Born in Hull, Yorkshire, England, he was educated at the University of Hull (B.A., 1966), Manchester University (M.A., 1967), and then at the University of Pennsylvania. After a period of teaching at York University, Toronto, he moved to a small town north of Kingston.

He became a Canadian citizen in 1975, and resided on a farm in Lanark County, Ontario during much of his writing career. He is noted for his mixture of genre literature with experimental fiction.
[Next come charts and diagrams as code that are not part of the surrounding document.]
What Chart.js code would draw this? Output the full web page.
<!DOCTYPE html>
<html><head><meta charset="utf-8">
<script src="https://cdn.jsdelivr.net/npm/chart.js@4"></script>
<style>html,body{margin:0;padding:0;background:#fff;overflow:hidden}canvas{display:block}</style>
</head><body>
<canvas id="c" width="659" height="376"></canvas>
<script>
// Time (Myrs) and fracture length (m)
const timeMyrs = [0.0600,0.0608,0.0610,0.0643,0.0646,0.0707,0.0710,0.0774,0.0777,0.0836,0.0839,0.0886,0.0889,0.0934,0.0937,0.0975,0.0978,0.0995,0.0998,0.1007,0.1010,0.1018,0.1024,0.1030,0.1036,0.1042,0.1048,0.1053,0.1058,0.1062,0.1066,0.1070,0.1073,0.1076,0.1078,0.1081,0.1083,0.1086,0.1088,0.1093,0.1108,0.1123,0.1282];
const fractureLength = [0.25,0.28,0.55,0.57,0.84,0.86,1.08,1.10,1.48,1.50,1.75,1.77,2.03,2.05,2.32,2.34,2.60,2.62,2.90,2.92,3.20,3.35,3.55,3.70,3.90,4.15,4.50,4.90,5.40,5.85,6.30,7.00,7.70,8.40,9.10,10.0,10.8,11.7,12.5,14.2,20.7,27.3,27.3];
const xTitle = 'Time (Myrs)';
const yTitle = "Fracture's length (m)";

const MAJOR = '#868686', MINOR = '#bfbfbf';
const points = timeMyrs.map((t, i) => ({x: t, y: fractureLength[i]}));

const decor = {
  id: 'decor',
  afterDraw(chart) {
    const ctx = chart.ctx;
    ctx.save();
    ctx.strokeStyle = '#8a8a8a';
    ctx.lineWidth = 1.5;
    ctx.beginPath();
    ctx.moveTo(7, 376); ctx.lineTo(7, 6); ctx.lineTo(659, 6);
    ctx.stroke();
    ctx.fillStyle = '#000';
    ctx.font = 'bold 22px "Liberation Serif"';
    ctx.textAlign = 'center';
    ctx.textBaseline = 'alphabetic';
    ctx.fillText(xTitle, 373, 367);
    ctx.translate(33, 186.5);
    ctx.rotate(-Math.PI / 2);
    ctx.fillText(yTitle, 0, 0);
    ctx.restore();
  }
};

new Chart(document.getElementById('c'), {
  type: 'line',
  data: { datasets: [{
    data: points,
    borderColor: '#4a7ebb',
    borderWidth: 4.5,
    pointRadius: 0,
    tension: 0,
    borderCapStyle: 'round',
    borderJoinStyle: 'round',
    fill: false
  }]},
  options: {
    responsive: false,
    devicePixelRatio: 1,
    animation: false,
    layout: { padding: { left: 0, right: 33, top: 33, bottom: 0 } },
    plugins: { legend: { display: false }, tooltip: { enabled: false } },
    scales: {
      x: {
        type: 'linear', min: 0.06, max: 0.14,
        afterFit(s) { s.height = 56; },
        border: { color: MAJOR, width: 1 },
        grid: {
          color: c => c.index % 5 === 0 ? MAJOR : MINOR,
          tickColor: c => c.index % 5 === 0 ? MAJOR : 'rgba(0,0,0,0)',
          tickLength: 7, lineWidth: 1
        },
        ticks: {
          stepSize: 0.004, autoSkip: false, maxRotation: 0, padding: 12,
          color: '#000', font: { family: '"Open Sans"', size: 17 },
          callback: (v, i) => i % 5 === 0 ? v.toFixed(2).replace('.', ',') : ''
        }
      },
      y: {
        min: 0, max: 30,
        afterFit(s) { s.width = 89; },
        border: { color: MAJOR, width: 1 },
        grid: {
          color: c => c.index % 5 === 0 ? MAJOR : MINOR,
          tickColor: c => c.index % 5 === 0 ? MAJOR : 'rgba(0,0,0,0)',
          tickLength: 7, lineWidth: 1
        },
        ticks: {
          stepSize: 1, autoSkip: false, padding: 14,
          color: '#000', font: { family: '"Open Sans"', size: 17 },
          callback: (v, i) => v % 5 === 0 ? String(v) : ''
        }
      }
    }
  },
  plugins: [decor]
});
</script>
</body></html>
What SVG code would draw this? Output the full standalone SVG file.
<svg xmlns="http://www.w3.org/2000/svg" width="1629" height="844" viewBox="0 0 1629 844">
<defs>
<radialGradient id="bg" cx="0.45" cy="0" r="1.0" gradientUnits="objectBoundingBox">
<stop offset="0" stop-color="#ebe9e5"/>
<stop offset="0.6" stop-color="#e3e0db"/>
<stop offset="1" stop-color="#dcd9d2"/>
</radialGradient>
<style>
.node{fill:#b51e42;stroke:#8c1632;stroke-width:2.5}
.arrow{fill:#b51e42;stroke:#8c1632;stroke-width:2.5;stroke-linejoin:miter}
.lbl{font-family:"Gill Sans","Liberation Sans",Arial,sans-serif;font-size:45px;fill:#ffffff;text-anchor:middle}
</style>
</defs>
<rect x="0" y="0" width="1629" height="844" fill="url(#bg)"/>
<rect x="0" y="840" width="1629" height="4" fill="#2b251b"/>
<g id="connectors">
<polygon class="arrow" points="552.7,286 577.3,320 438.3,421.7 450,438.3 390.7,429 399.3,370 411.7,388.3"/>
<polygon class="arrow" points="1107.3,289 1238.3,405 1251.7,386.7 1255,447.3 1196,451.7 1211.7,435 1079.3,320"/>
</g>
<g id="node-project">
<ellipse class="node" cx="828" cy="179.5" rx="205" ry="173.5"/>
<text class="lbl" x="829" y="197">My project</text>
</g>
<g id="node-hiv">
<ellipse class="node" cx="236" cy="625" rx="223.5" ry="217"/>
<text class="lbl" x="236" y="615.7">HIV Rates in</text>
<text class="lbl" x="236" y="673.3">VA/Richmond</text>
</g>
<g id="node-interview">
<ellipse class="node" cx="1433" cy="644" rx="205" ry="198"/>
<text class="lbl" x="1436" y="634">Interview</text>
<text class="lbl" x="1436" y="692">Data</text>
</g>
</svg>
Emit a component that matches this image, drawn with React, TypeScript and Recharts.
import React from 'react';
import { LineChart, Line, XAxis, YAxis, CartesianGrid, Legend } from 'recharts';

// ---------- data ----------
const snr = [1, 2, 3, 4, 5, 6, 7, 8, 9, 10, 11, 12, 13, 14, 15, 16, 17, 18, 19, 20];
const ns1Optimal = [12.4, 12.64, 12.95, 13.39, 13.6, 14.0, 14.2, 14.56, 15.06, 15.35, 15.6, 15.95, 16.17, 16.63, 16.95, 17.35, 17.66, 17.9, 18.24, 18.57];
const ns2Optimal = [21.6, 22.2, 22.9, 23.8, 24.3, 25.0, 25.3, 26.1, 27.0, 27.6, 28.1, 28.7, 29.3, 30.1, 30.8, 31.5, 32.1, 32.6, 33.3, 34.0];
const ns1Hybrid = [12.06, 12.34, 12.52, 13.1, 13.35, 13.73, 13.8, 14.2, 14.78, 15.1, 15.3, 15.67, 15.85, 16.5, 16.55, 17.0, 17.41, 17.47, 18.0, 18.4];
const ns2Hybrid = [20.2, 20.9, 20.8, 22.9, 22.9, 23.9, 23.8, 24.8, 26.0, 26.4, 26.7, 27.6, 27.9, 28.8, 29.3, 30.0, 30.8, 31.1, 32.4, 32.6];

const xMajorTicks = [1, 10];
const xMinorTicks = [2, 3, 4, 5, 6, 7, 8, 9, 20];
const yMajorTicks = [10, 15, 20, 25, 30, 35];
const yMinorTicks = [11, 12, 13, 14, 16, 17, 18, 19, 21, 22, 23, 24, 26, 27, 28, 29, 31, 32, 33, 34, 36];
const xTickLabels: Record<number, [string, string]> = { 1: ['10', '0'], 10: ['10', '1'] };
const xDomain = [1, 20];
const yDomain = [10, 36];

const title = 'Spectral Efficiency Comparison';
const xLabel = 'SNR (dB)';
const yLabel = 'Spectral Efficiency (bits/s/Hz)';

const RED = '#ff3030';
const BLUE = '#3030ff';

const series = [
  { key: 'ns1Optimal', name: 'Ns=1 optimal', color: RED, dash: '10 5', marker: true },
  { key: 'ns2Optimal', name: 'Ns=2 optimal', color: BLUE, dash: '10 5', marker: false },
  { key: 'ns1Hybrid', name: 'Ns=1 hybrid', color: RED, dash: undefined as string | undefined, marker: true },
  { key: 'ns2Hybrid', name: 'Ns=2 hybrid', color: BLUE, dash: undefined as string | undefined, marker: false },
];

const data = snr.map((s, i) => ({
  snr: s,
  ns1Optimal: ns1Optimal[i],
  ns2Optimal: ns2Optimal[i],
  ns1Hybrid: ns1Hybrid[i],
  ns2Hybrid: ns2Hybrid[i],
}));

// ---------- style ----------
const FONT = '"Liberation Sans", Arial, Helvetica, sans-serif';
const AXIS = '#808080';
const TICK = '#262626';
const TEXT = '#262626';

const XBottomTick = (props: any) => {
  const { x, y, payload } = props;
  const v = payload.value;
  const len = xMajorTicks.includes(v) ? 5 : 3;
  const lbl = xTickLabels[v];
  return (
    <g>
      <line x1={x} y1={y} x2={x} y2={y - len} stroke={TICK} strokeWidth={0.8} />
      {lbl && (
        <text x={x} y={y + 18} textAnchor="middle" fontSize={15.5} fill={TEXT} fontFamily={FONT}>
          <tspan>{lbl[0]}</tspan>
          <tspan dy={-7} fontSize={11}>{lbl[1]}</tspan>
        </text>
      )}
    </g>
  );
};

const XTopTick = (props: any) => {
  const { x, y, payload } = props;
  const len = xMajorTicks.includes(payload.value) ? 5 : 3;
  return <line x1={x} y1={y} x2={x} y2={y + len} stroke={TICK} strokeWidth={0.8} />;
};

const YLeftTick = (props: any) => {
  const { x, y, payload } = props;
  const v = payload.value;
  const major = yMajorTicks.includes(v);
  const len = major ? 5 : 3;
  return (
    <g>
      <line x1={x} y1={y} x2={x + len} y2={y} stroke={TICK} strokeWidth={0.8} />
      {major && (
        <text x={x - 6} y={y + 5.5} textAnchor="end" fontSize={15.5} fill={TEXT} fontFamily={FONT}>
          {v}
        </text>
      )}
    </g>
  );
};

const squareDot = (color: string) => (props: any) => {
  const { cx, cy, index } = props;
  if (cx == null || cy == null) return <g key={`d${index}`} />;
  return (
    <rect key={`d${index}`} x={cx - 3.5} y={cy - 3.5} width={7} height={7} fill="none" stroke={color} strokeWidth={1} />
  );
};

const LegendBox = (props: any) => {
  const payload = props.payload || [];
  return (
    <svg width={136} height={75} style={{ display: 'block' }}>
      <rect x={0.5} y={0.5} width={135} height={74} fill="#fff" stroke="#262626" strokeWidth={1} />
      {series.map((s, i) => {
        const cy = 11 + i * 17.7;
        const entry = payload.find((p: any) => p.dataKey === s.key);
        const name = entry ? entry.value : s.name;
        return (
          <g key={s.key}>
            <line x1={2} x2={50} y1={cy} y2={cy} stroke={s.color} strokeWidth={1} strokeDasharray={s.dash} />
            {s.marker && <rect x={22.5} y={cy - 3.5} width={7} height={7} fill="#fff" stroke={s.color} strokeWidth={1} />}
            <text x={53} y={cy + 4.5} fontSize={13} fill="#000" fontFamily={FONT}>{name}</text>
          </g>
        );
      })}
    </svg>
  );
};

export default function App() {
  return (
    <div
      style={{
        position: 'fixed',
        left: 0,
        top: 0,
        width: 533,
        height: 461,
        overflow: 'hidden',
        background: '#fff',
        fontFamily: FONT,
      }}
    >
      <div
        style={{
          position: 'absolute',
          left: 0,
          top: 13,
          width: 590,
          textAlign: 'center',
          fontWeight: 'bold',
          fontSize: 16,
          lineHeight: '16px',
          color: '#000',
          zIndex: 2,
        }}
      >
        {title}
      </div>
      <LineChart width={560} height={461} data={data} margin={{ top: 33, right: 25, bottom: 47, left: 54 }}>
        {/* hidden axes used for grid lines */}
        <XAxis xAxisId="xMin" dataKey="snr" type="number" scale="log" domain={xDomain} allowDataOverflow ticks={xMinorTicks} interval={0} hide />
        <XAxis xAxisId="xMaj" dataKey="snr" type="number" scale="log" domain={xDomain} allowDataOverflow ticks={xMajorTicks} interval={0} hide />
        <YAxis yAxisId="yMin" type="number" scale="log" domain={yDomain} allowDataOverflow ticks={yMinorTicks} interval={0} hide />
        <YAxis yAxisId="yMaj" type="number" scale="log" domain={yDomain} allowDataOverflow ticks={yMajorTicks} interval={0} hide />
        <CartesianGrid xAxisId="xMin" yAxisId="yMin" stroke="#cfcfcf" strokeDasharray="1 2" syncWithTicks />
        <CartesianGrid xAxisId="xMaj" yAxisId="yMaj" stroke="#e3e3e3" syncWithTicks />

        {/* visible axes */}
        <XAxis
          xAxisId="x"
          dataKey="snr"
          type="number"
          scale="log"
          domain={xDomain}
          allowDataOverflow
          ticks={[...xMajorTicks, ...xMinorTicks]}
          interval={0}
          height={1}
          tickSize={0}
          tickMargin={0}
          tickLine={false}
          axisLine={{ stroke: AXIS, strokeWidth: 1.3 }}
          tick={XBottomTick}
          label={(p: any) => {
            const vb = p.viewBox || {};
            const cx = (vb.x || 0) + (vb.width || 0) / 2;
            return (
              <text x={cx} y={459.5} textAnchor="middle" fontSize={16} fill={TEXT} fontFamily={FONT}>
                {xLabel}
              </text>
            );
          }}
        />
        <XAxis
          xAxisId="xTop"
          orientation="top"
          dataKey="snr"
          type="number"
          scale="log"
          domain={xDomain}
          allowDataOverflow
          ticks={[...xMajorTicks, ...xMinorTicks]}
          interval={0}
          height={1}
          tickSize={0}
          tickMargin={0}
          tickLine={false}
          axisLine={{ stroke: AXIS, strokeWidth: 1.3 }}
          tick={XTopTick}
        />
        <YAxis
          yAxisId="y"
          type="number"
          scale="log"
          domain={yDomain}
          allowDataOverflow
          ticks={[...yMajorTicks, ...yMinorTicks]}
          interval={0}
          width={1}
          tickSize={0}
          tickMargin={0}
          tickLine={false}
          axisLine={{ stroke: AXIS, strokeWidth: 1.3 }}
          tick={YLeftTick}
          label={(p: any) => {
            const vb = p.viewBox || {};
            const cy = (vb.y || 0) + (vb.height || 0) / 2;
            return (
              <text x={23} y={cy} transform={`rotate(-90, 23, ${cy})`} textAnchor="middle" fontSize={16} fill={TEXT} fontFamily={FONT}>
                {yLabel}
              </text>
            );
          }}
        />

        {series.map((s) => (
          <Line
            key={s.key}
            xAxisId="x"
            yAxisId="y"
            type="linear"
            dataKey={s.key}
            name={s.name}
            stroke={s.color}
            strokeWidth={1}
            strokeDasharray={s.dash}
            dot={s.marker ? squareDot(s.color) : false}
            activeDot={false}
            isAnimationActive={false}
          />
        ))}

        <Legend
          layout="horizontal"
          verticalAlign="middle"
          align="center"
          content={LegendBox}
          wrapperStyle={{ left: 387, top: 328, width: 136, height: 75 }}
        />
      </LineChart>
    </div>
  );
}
Scott unleashed his formidable literary learning in Bartleby (1971), an anti-novel, in which the reader is guided by a Shandean narrator through a series of intricate, clever literary parodies. Much of the novel turns on literary puns and references. To catch a spy (1978) takes the delicate convolutions of the Le Carré thriller a step further—towards a world in which the doubleness of agents is both assumed and unprovable. The plot is a fictional response to the Burgess-MacLean-Philby spy scandals of the Cold War years that moves towards a meditation on the necessity of living with borrowed faiths and contingent truths in the face of an inscrutable divinity.

Antichthon (1982), a historical novel, continues where the spy novel left off, exploring the universal suspicion in the Renaissance world of casuistry and the Inquisition in which Giordano Bruno is burnt as a heretic. Like the previous novel, it centres on a ‘fictional’ death, whose reality is called into question, making truth itself the subtlest corrosive in a corrupt world. Scott's concept of the suppleness of truth underlies the vitality he has brought to two otherwise hackneyed genres—the espionage novel and the historical novel.